> PROBLEM: In the listing that follows, how many lines contain the string "this"? Provide only the number.
------------------------------------------------------------
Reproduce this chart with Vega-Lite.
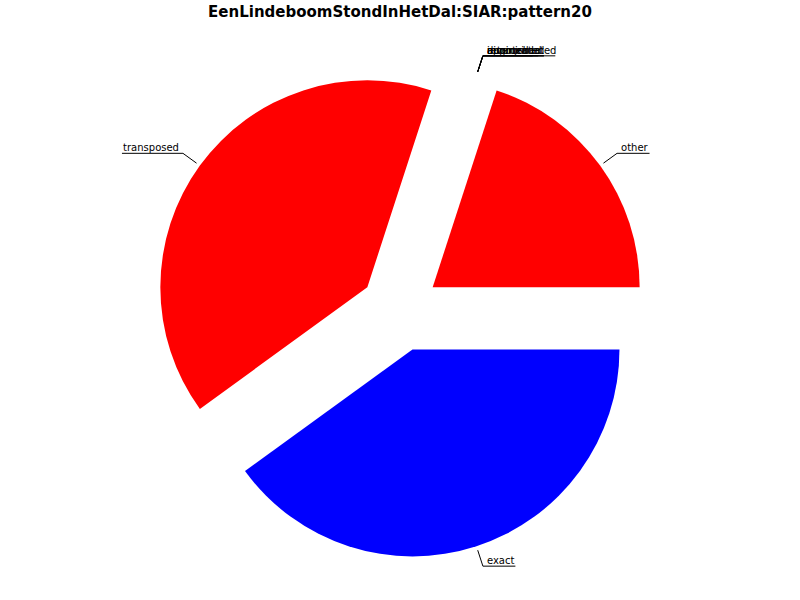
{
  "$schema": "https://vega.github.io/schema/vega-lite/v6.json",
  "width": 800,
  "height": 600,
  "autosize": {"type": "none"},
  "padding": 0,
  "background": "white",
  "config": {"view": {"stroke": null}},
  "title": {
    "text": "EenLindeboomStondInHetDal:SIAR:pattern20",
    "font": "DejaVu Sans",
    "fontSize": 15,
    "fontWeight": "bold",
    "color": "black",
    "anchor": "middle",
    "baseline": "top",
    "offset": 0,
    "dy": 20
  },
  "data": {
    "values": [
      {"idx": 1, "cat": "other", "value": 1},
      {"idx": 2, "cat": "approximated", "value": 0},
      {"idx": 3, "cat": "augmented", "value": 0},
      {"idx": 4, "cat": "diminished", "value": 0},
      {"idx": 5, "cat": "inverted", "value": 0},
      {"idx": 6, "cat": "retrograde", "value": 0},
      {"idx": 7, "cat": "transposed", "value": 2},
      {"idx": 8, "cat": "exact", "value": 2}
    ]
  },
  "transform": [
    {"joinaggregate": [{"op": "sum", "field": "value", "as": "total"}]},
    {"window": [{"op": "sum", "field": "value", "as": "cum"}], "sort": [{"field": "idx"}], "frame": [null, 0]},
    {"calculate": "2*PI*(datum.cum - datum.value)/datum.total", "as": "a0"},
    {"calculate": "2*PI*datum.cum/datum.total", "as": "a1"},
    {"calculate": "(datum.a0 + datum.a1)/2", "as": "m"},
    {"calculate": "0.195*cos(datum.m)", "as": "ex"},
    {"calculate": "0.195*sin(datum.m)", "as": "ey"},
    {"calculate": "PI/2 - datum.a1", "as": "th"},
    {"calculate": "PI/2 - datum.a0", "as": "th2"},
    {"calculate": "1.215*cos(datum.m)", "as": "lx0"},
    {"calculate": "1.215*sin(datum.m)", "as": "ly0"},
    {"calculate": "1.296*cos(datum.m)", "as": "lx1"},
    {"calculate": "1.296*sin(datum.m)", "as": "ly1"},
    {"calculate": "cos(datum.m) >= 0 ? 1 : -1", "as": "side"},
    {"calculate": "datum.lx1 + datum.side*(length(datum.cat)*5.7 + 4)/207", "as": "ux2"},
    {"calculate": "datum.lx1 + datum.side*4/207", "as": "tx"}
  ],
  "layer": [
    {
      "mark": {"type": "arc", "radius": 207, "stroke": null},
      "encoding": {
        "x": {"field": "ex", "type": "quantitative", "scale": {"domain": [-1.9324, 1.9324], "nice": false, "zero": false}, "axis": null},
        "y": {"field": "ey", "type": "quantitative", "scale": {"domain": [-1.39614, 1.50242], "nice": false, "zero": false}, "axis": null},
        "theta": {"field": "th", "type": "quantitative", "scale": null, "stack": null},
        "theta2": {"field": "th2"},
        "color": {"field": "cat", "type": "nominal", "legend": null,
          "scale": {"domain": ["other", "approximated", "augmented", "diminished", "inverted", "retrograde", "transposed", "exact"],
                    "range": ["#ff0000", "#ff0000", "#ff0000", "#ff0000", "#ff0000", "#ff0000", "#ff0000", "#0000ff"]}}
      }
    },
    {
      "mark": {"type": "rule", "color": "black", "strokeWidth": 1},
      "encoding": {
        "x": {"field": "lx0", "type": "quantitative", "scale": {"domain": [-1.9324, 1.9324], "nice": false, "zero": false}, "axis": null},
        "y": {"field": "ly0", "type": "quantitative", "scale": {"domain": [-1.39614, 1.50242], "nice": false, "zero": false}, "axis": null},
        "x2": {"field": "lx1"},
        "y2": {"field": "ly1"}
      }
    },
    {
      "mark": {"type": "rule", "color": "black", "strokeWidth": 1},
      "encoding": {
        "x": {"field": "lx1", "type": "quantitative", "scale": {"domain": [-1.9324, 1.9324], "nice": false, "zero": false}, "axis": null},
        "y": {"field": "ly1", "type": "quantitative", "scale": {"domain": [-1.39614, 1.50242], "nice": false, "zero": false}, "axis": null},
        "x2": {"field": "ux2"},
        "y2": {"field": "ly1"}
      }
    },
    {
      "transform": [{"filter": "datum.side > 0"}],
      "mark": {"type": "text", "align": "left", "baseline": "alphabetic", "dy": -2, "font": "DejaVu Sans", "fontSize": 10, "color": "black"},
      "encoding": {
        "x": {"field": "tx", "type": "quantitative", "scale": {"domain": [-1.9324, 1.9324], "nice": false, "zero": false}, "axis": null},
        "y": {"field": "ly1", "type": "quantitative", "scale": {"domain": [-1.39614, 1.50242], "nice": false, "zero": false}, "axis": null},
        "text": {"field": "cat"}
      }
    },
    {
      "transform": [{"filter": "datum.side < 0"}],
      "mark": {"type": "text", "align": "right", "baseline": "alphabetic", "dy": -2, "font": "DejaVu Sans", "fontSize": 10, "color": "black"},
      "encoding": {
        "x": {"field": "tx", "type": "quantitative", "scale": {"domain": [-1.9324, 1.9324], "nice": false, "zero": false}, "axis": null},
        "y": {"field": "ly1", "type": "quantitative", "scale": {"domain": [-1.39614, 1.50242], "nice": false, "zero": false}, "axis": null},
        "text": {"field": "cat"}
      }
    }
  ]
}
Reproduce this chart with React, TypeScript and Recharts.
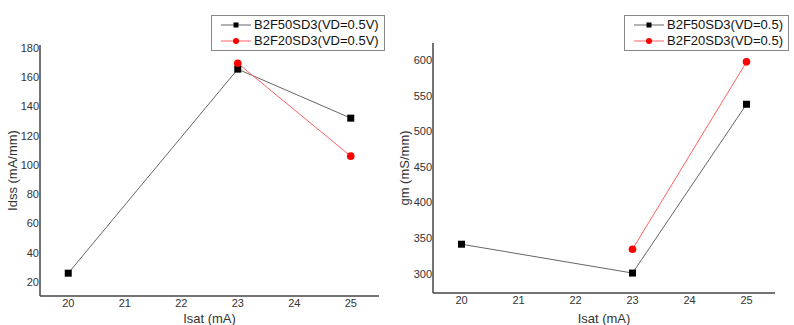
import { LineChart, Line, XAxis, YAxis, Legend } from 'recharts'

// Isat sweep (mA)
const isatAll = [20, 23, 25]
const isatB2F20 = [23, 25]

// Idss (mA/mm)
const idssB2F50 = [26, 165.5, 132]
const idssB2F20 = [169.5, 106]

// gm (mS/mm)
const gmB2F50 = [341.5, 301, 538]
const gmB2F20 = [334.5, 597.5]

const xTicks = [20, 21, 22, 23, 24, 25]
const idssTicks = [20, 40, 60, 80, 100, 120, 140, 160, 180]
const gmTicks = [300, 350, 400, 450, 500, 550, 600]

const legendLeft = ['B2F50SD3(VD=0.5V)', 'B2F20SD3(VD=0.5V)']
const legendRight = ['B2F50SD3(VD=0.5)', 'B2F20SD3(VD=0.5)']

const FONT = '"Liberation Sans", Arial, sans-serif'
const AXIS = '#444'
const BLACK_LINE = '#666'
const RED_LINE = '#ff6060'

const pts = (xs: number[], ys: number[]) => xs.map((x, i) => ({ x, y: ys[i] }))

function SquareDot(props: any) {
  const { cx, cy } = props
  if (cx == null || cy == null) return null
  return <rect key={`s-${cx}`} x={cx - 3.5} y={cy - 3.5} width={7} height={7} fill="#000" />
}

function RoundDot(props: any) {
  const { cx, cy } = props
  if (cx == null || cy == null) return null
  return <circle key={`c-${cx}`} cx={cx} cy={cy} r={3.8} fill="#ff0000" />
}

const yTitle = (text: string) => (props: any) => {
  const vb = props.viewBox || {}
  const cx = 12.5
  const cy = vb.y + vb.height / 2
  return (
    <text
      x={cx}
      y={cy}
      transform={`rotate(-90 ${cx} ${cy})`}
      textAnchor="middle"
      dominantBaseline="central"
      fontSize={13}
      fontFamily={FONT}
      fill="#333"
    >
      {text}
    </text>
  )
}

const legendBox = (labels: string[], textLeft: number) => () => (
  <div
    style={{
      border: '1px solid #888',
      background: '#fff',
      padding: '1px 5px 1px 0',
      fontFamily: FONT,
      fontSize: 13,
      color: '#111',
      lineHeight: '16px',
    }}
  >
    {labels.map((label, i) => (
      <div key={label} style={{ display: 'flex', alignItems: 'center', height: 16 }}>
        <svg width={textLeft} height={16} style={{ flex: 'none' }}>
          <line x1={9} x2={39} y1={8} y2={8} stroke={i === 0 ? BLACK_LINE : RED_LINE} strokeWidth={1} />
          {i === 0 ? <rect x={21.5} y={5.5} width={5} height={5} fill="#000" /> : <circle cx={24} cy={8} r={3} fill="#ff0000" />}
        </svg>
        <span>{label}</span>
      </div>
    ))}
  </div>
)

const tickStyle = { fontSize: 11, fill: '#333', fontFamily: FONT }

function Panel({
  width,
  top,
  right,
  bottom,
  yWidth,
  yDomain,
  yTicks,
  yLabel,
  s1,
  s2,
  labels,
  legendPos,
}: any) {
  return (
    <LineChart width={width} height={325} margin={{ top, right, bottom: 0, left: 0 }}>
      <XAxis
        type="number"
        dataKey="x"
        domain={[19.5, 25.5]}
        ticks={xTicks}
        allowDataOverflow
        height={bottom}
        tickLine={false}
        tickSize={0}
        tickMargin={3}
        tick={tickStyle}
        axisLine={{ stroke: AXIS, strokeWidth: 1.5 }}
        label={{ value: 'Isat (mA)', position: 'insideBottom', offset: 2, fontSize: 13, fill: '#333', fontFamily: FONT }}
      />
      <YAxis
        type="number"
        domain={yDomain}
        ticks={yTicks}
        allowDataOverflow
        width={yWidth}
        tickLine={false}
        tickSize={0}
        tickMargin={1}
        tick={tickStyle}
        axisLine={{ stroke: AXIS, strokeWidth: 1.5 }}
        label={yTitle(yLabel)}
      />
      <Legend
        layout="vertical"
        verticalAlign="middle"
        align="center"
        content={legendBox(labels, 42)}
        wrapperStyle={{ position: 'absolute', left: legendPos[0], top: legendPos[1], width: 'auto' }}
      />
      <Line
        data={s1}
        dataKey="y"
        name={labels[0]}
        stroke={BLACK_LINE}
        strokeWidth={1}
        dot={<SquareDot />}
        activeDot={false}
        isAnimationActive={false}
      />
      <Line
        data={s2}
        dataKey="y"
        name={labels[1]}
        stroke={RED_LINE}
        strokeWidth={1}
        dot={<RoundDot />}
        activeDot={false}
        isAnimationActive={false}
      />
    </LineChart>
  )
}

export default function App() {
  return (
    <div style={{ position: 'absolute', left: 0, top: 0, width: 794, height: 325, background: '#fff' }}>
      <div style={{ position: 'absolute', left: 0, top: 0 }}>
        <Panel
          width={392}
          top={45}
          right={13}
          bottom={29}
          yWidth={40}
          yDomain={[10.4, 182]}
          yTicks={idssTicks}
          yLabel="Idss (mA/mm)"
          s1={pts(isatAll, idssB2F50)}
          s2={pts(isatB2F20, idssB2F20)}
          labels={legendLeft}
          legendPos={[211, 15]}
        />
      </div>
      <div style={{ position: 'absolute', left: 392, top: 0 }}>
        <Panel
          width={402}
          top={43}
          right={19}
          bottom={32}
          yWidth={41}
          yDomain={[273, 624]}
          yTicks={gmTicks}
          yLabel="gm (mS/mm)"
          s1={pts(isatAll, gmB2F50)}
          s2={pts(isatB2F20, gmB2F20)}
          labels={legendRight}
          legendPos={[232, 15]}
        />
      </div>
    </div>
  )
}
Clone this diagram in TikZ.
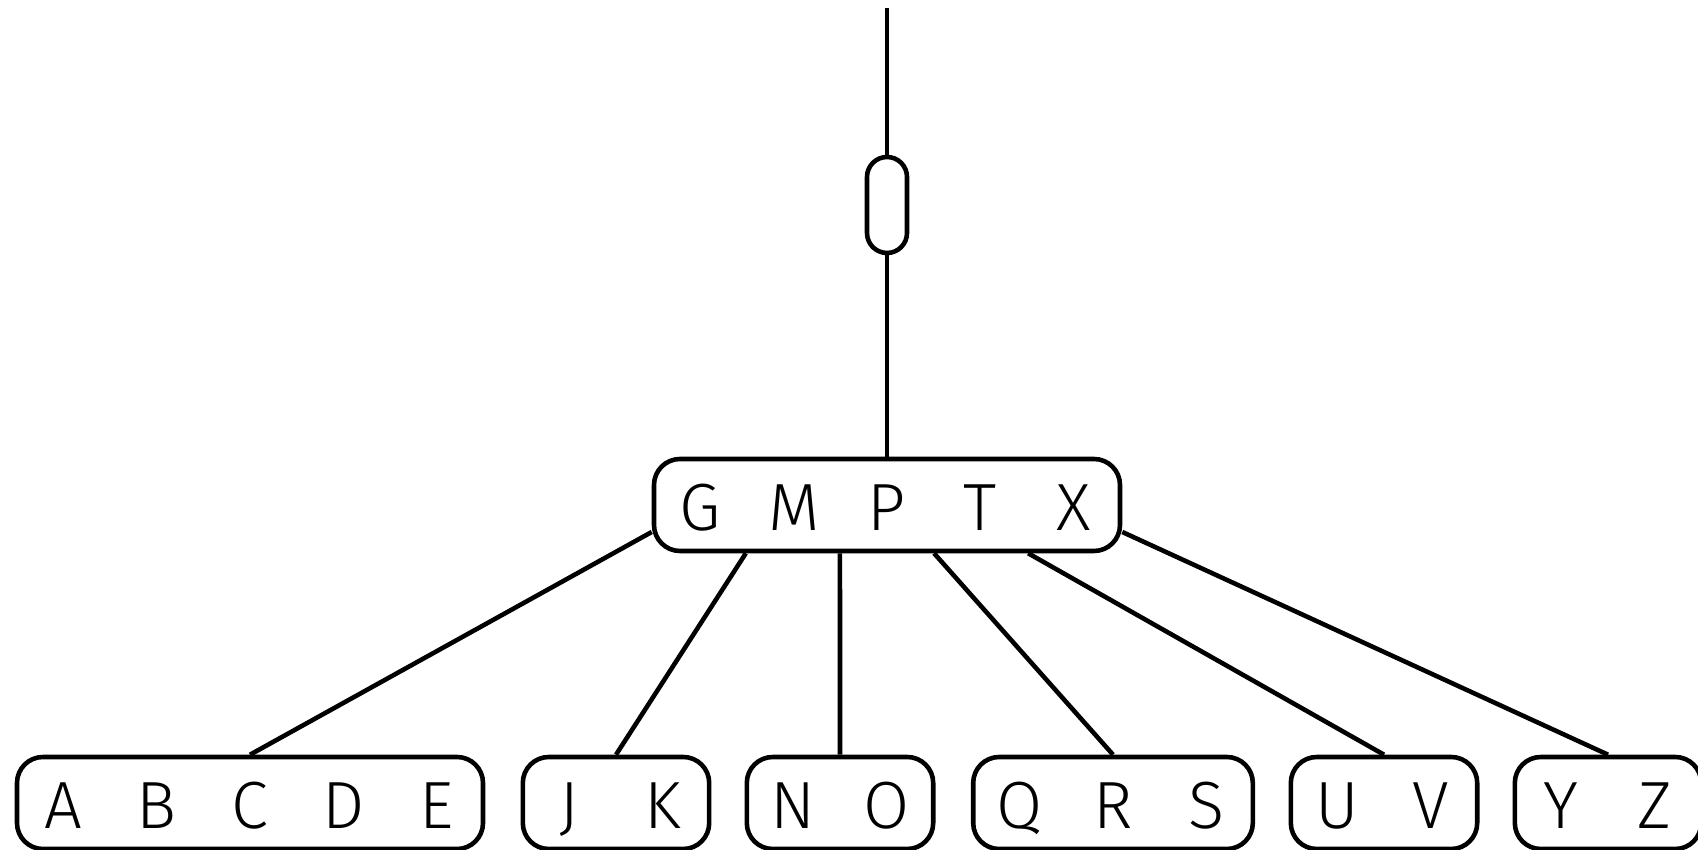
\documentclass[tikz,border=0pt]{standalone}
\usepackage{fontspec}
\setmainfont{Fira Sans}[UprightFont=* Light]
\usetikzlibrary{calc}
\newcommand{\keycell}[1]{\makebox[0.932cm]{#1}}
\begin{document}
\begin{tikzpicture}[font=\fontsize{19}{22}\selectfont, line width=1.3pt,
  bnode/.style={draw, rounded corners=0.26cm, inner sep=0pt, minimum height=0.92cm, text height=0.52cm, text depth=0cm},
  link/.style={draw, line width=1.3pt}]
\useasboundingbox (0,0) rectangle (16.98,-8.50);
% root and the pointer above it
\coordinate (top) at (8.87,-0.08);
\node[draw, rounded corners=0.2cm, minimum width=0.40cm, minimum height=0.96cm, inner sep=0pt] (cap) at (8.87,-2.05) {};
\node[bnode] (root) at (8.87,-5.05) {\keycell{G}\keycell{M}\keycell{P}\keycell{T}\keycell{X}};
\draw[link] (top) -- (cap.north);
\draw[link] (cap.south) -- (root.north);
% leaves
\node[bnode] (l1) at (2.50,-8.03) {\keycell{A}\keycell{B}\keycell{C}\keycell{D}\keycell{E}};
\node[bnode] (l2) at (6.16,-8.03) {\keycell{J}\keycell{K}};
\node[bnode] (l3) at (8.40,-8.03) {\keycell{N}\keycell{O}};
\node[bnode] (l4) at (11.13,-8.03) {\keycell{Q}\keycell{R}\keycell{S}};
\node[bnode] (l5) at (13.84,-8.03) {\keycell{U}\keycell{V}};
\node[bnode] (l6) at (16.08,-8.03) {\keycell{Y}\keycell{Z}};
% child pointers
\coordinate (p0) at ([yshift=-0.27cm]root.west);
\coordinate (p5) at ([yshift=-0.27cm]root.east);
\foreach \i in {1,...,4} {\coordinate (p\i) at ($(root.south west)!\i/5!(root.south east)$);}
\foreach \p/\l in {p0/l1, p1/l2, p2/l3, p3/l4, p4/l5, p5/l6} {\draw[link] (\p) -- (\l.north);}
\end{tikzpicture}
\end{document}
------------------------------------------------------------
> THE RESPONSE: 3